Launched in 2002, the Buddhist templestay project attracted more than six million people over the last two decades, with 11% of those attending coming from overseas. Shown are participants practicing meditation with a monk. (Cultural Corps of Korean Buddhism)

Launched in 2002, the Buddhist templestay project attracted more than six million people over the last two decades, with 11% of those attending coming from overseas. Shown are participants practicing meditation with a monk. (Cultural Corps of Korean Buddhism)

 

By Yoon Sojung

Over six million people including 11% from abroad have participated in the templestay program of Korean Buddhism since 2002, when the program was launched to mark the Korea’s joint hosting of the World Cup of soccer with Japan.
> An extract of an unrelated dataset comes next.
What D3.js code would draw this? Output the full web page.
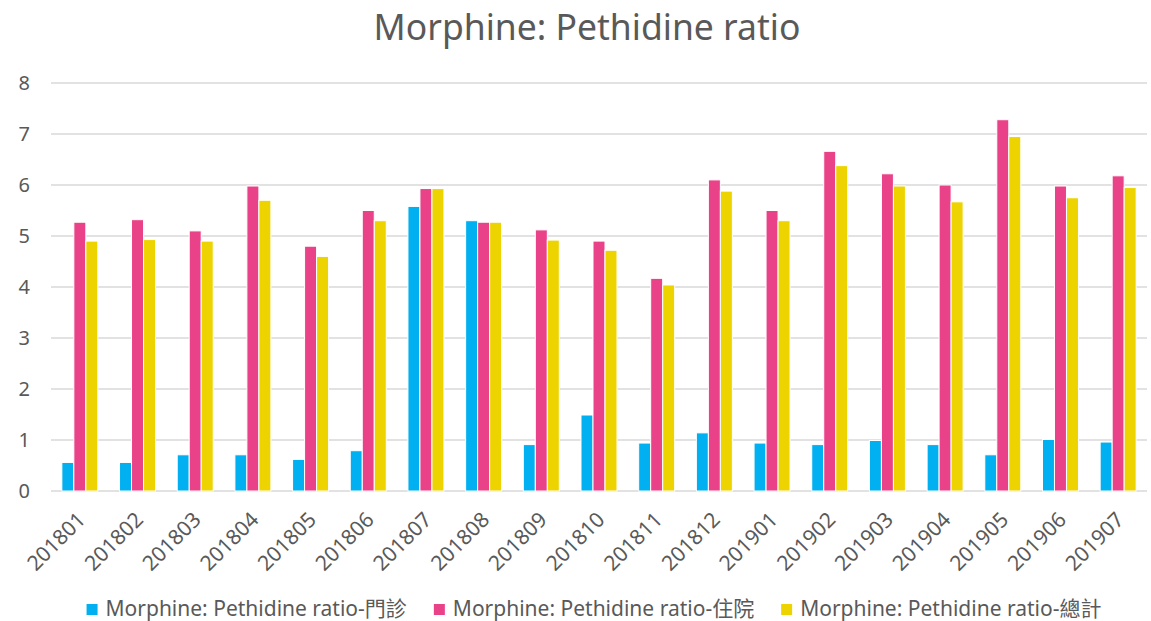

Chun Byung-Gil, associate professor at the Department of Hotel Tourism and Food Service Management of Dongguk University, said this in a Oct. 24 presentation at a seminar on the program’s outcomes and direction in its first 20 years at Members’ Office Building of the National Assembly in Seoul’s Yeongdeungpo-gu District.

Chun said the government in 2002 launched support for the program ahead of the World Cup in the same year to meet accommodation demand for international visitors and expand opportunities for them to experience traditional Korean culture. The number of participating temples jumped from 33 in the beginning to 142 this year for annual average growth of 13.2%.
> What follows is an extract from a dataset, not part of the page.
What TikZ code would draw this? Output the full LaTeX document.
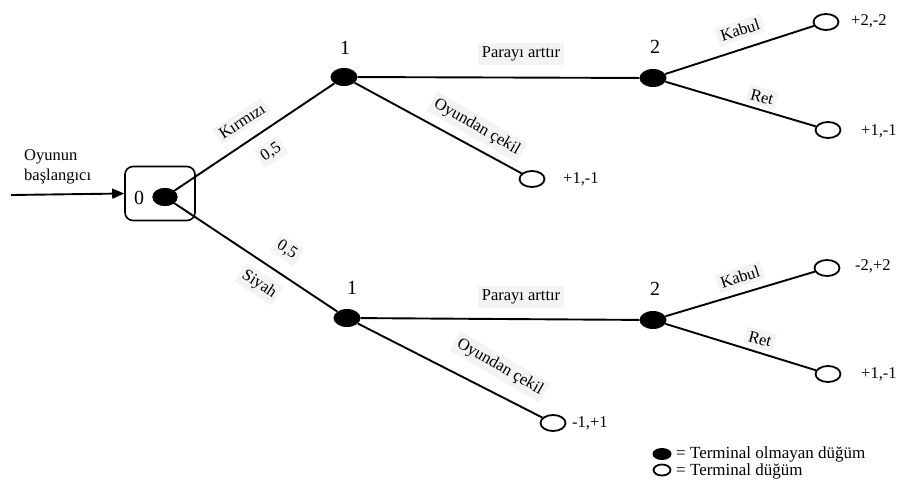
\documentclass[tikz,border=0pt]{standalone}
\usepackage{fontspec}
\setmainfont{Liberation Serif}
\usetikzlibrary{shapes.geometric,arrows.meta}
\definecolor{labelbg}{HTML}{F3F3F3}
\begin{document}
\begin{tikzpicture}[x=1pt,y=-1pt,
  dec/.style={ellipse,fill=black,minimum width=27pt,minimum height=18pt,inner sep=0pt},
  term/.style={ellipse,draw,line width=1.8pt,fill=white,minimum width=25pt,minimum height=16pt,inner sep=0pt},
  branch/.style={line width=1.9pt},
  lbl/.style={fill=labelbg,inner sep=3.5pt,font=\fontsize{16.5}{19}\selectfont},
  pay/.style={font=\fontsize{16.5}{19}\selectfont,anchor=west,inner sep=0pt},
  num/.style={font=\fontsize{20}{22}\selectfont,inner sep=0pt},
  leg/.style={font=\fontsize{17}{19}\selectfont,anchor=west,inner sep=0pt}]
\useasboundingbox (0,0) rectangle (899,479);

% start of the game
\node[draw,line width=1.6pt,rounded corners=8pt,minimum width=70pt,minimum height=54pt] (box) at (160,193.5) {};
\node[num] (z) at (139,198) {0};
\node[dec,minimum width=25pt] (r) at (165,197) {};
\coordinate (in) at (11,195);
\draw[line width=1.9pt,-{Triangle[length=12pt,width=10pt]}] (in) -- (box.west);
\node[align=left,anchor=west,inner sep=0pt,font=\fontsize{16.5}{20}\selectfont] (st) at (24,167) {Oyunun\\başlangıcı};

% decision nodes
\node[dec] (a1) at (344,77) {};
\node[dec] (a2) at (653,78) {};
\node[dec] (b1) at (347,318) {};
\node[dec] (b2) at (653,320) {};
\node[num] (la1) at (345,48) {1};
\node[num] (la2) at (655,47) {2};
\node[num] (lb1) at (352,288) {1};
\node[num] (lb2) at (655,289) {2};

% terminal nodes
\node[term] (ta) at (826,22) {};
\node[term] (tb) at (828,130) {};
\node[term] (tc) at (532,179) {};
\node[term] (td) at (827,268) {};
\node[term] (te) at (828,374) {};
\node[term] (tf) at (553,423) {};

% branches
\draw[branch] (r.center) -- (a1);
\draw[branch] (r.center) -- (b1);
\draw[branch] (a1) -- (a2);
\draw[branch] (a1) -- (tc);
\draw[branch] (a2) -- (ta);
\draw[branch] (a2) -- (tb);
\draw[branch] (b1) -- (b2);
\draw[branch] (b1) -- (tf);
\draw[branch] (b2) -- (td);
\draw[branch] (b2) -- (te);
\node[dec,minimum width=25pt] at (r) {};

% branch labels
\node[lbl,rotate=33] (k) at (242,121) {Kırmızı};
\node[lbl,rotate=33] (p1) at (271,152) {0,5};
\node[lbl,rotate=-33] (p2) at (287,250) {0,5};
\node[lbl,rotate=-33] (s) at (259,284) {Siyah};
\node[lbl] (pa) at (521,54) {Parayı arttır};
\node[lbl] (pb) at (521,297) {Parayı arttır};
\node[lbl,rotate=-30] (ca) at (477,127) {Oyundan çekil};
\node[lbl,rotate=-30] (cb) at (500,367) {Oyundan çekil};
\node[lbl,rotate=18] (ka) at (740,30) {Kabul};
\node[lbl,rotate=-15] (ra) at (762,97) {Ret};
\node[lbl,rotate=18] (kb) at (740,277) {Kabul};
\node[lbl,rotate=-15] (rb) at (760,339) {Ret};

% payoffs
\node[pay] (va) at (851,21) {+2,-2};
\node[pay] (vb) at (861,131) {+1,-1};
\node[pay] (vc) at (563,179) {+1,-1};
\node[pay] (vd) at (855,266) {-2,+2};
\node[pay] (ve) at (861,374) {+1,-1};
\node[pay] (vf) at (572,423) {-1,+1};

% legend
\node[ellipse,fill=black,minimum width=19pt,minimum height=12pt,inner sep=0pt] (l1) at (662,454) {};
\node[ellipse,draw,line width=1.8pt,minimum width=17pt,minimum height=11pt,inner sep=0pt] (l2) at (662,470) {};
\node[leg] (t1) at (676,454) {= Terminal olmayan düğüm};
\node[leg] (t2) at (676,471) {= Terminal düğüm};
\end{tikzpicture}
\end{document}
The cumulative number of participants over the 20-year period was an estimated 6,014,737 as of late last year, with foreign participants accounting for 11% (656,908).

By nationality, the U.S. had the most participants (27,646) followed by France (11,464), China (9,985), Germany (7,029), Vietnam (7,275), the U.K. (4,768) and Japan (4,015).
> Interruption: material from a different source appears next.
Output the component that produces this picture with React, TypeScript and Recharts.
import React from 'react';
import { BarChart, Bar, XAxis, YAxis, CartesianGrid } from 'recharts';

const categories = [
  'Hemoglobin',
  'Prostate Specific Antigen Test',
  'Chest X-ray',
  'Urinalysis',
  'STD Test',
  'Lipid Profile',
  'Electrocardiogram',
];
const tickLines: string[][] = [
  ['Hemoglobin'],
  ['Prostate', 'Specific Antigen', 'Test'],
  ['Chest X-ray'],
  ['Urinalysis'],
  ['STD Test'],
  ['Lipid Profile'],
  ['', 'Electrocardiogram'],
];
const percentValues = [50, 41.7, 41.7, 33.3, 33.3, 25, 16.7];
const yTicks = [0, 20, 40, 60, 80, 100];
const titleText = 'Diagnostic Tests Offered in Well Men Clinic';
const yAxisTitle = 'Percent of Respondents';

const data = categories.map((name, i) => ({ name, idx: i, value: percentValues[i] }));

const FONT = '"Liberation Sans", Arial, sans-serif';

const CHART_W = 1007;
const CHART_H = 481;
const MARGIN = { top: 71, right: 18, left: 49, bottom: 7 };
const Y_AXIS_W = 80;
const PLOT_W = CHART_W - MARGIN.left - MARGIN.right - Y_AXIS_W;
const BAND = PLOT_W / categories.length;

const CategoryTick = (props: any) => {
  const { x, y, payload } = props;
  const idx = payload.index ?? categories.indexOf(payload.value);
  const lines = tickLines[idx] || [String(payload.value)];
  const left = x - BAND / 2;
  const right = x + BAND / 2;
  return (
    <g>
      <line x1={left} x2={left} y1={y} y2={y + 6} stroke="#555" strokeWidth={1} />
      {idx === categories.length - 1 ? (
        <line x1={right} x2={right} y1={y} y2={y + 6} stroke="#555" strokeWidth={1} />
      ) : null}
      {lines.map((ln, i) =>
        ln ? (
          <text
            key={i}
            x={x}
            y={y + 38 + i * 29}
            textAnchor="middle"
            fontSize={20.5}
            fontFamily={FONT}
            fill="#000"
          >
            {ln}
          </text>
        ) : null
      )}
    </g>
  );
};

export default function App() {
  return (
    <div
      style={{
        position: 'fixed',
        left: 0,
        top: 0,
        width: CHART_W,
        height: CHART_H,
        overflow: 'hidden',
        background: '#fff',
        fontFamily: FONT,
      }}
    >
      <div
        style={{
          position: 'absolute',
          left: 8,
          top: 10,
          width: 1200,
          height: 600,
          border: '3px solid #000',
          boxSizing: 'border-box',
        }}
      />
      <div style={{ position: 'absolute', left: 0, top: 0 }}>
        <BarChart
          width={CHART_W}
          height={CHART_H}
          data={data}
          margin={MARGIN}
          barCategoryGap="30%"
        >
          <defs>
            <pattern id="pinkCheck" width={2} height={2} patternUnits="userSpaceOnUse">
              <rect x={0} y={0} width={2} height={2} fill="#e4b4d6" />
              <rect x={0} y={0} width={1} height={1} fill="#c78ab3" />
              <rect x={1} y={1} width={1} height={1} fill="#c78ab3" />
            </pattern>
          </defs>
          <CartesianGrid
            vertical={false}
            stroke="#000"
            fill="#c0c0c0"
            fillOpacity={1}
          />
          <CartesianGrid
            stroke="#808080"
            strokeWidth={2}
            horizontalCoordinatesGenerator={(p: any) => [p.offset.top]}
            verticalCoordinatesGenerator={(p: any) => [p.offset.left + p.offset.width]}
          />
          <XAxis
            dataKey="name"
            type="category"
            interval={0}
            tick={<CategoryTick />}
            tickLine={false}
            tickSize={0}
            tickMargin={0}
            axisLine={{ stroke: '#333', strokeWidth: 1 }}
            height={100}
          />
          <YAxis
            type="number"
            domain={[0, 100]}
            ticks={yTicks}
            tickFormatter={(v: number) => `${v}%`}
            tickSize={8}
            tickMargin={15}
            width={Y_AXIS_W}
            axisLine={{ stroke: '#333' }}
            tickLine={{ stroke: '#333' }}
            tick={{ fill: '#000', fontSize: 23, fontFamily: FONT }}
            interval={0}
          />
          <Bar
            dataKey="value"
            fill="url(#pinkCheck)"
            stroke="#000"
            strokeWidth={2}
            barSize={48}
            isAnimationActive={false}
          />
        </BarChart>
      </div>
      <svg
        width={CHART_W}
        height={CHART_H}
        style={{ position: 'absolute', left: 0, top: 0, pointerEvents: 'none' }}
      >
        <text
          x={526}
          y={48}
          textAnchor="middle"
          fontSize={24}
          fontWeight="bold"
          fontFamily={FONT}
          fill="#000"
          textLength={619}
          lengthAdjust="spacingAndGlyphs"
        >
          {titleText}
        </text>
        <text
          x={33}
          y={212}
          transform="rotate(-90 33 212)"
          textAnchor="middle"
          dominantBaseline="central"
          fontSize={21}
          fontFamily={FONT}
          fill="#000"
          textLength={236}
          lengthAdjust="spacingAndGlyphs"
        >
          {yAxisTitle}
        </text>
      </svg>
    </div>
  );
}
The professor said no one country or ethnicity dominated templestay demand from overseas and that people from both East and West took part.

A Gallup poll also found that the average general satisfaction score of foreign participants in the program from 2017-21 was 6.33 out of seven.

Templestay was selected in 2009 as one of the world’s five successful tourism products by the Organisation for Economic Co-operation and Development and named a leading example of religious tourism at the 2014 International Congress on Religious Tourism and Pilgrimage of the United Nations World Tourism Organization.

Chun said, “Templestay has established itself as Korea’s leading tourism content for cultural experience, contributing to promotion of the national brand and executing the globalization of Korean culture.”